Some things never change. Interest in particular issues have their time in the sun, then vanish as if merely reporting on them “solves” the problem. Three years ago after a black actor named Robert Brown was falsely accused of shoplifting and detain by police at a New York City Macy’s—apparently the officers thought it was a mirage to see a black man actually make a purchase in a high-end store—there were stories circulated concerning racial profiling by retail store security, although it was only blacks who were celebrities or athletes with money who were the “victims.” In fact, in 2005 Macy’s was forced to settle a lawsuit alleging pervasive racial profiling of both blacks and Hispanics in its 29 New York locations. 

I often have nothing better to do than to watch the activities so I can report on them. The other day I observed a young black male enter the fast food establishment I was dining at with an empty plastic Coke bottle, go up to the self-serve soft drink dispenser, fill the bottle, and then leave, without any apparent notice by the employees. Not long afterward the white bum who camps out in the place showed up, presented the same used coffee cup and requested a free “refill,” which the order-taker cheerfully fulfilled. Were they not essentially guilty of the same thing, and what do we call it?
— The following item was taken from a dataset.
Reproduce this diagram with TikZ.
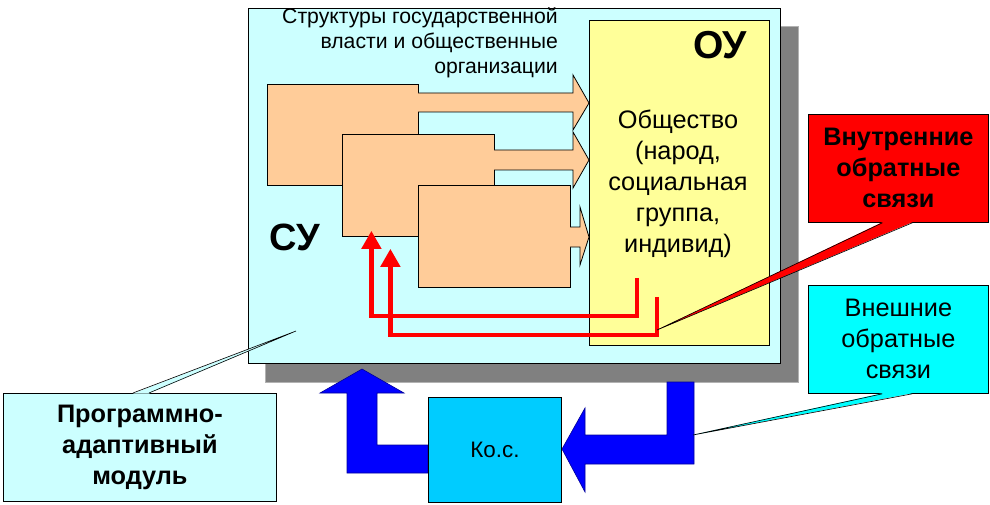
\documentclass[tikz,border=0pt]{standalone}
\usepackage{fontspec}
\setmainfont{Liberation Sans}
\usetikzlibrary{arrows.meta}
\definecolor{sucolor}{HTML}{CCFFFF}
\definecolor{oucolor}{HTML}{FFFF99}
\definecolor{orgcolor}{HTML}{FFCC99}
\definecolor{koscolor}{HTML}{00CCFF}
\definecolor{outcolor}{HTML}{00FFFF}
\definecolor{shadecolor}{HTML}{808080}
\tikzset{
	box/.style={draw, line width=0.8pt, inner sep=0pt, anchor=north west, align=center},
	flow/.style={draw, line width=0.8pt, fill=orgcolor},
	bigflow/.style={draw=blue!60!black, line width=0.6pt, fill=blue},
	feedback/.style={draw=red, line width=4.5pt, -{Triangle[width=19pt,length=18pt]}},
	txt/.style={font=\fontsize{25.3}{31}\selectfont},
	boldtxt/.style={font=\fontsize{25.3}{31}\selectfont\bfseries},
}
\begin{document}
\begin{tikzpicture}[x=1pt,y=-1pt]
				\useasboundingbox (0,0) rectangle (990,505);
				\fill [shadecolor] (265,26) rectangle (798,382);
				\draw [gray!60, line width=0.5pt] (265,26) rectangle (798,382);
				\node [box, fill=sucolor, minimum width=532pt, minimum height=355pt] (su) at (248,8) {};
				\node [box, fill=oucolor, minimum width=180pt, minimum height=325pt] (ou) at (589,20) {};
				\node [align=right, anchor=east, inner sep=0pt, font=\fontsize{21.2}{25}\selectfont] (struct) at (558,43) {Структуры государственной\\власти и общественные\\организации};
				\node [font=\fontsize{39}{39}\selectfont\bfseries] (oulabel) at (720,45) {ОУ};
				\node [font=\fontsize{38}{38}\selectfont\bfseries] (sulabel) at (295,237) {СУ};
				\node [txt, align=center] (society) at (678,184) {Общество\\(народ,\\социальная\\группа,\\индивид)};
				% structures of power
				\node [box, fill=orgcolor, minimum width=151pt, minimum height=101pt] (org1) at (267,84) {};
				\draw [flow] (418,93) -- (573,93) -- (573,75) -- (589,103) -- (573,130) -- (573,112) -- (418,112);
				\node [box, fill=orgcolor, minimum width=152pt, minimum height=102pt] (org2) at (342,134) {};
				\draw [flow] (494,150) -- (573,150) -- (573,132) -- (589,160) -- (573,188) -- (573,170) -- (494,170);
				\node [box, fill=orgcolor, minimum width=152pt, minimum height=102pt] (org3) at (418,185) {};
				\draw [flow] (570,227) -- (580,227) -- (580,207) -- (589,237) -- (580,265) -- (580,247) -- (570,247);
				% internal feedback
				\draw [feedback] ([xshift=48pt,yshift=68pt]ou.south west) -- ++(0,38) -| ([xshift=-47pt,yshift=6pt]org2.south);
				\draw [feedback] ([xshift=68pt,yshift=49pt]ou.south west) -- ++(0,38) -| ([xshift=-28pt,yshift=-12pt]org2.south);
				% external feedback
				\draw [bigflow] (667,382) -- (694,382) -- (694,464) -- (585,464) -- (585,492) -- (562,449) -- (585,408) -- (585,435) -- (667,435) -- cycle;
				\draw [bigflow] (428,445) -- (428,473) -- (347,473) -- (347,393) -- (320,393) -- (362,369) -- (404,393) -- (377,393) -- (377,445) -- cycle;
				\node [box, fill=koscolor, minimum width=133pt, minimum height=105pt, font=\fontsize{22.4}{22}\selectfont] (kos) at (428,397) {Ко.с.};
				% callouts
				\node [box, boldtxt, fill=red, minimum width=180pt, minimum height=108pt] (inner) at (808,114) {Внутренние\\обратные\\связи};
				\fill [red] ([xshift=-16pt,yshift=0.6pt]inner.south) -- (657,330) -- ([xshift=14pt,yshift=0.6pt]inner.south) -- cycle;
				\draw [line width=0.6pt] ([xshift=-16pt]inner.south) -- (657,330) -- ([xshift=14pt]inner.south);
				\node [box, txt, fill=outcolor, minimum width=180pt, minimum height=108pt] (outer) at (808,285) {Внешние\\обратные\\связи};
				\fill [outcolor] ([xshift=-16pt,yshift=0.6pt]outer.south) -- (693,435) -- ([xshift=14pt,yshift=0.6pt]outer.south) -- cycle;
				\draw [line width=0.6pt] ([xshift=-16pt]outer.south) -- (693,435) -- ([xshift=14pt]outer.south);
				\node [box, boldtxt, fill=sucolor, minimum width=273pt, minimum height=108pt] (module) at (3,393) {Программно-\\адаптивный\\модуль};
				\fill [sucolor] ([xshift=-7pt,yshift=-0.6pt]module.north) -- (296,331) -- ([xshift=9pt,yshift=-0.6pt]module.north) -- cycle;
				\draw [line width=0.6pt] ([xshift=-7pt]module.north) -- (296,331) -- ([xshift=9pt]module.north);
			\end{tikzpicture}
\end{document}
Were the employees also “guilty” by association? 

Not long afterwards, a teenage white pair walked in; the female put her purse next to the table I was sitting at, despite the fact that that where a dozen empty tables elsewhere. She called to her male companion who was in the process of going to the counter to come back and  “watch” her bag as she went to the restroom. Why did she prevent her boyfriend from ordering and forcing him to sit at a table to “watch” her bag when she could have taken it with her? Was she making some kind of “statement” concerning her stereotypes concerning people who “looked” like me? Regardless, I was offended by the implication.

But back to Target. MSNBC recently reported that three former Target employees were suing that retailer for distributing a memo the intent of which allegedly was to inhibit offensive stereotyping of Hispanics by managers and assorted store employees. What the memo in fact did was highlight both the prejudice and stupidity of its authors. For example, “not everyone wears a sombrero”; but have you ever seen a Hispanic in this country actually wearing a “sombrero,” save in the old TV show “Cisco Kid”? But what was particularly offensive was that it tried to “differentiate” between Hispanic “ethnic” groups by reinforcing negative stereotypes of one (“Mexicans”) as opposed to more the “positive” stereotypes of another (Cubans). In effect, all this “memo” did was “validate” all the offensive stereotypes listed against “Mexicans”—or at least the males. 

I mentioned here once that briefly I worked at a temp position at a warehouse called Expeditors in Kent, where I was the only one anyone construed to be “Mexican,” and I always had the impression that I was unwelcome. One morning while waiting outside for the business to open, a white male was telling crude, offensive “jokes” about “Mexicans” in front of a mixed audience of whites and blacks. Although only a few responded to his harangue, I felt it necessary to speak out against what I perceived as racist comments. Not surprisingly given the atmosphere of prejudice created by the Right and the mainstream media, the speaker professed not to know what I could be referring to; after all, nobody else thought what he said was racist. I replied that it didn’t matter what anyone else thought. I thought it was racist (and it certainly was), and that was all that mattered. Unfortunately, unless it starts mattering to more people, it will continue to grow, facilitated by ignorant bigots like Donald Trump.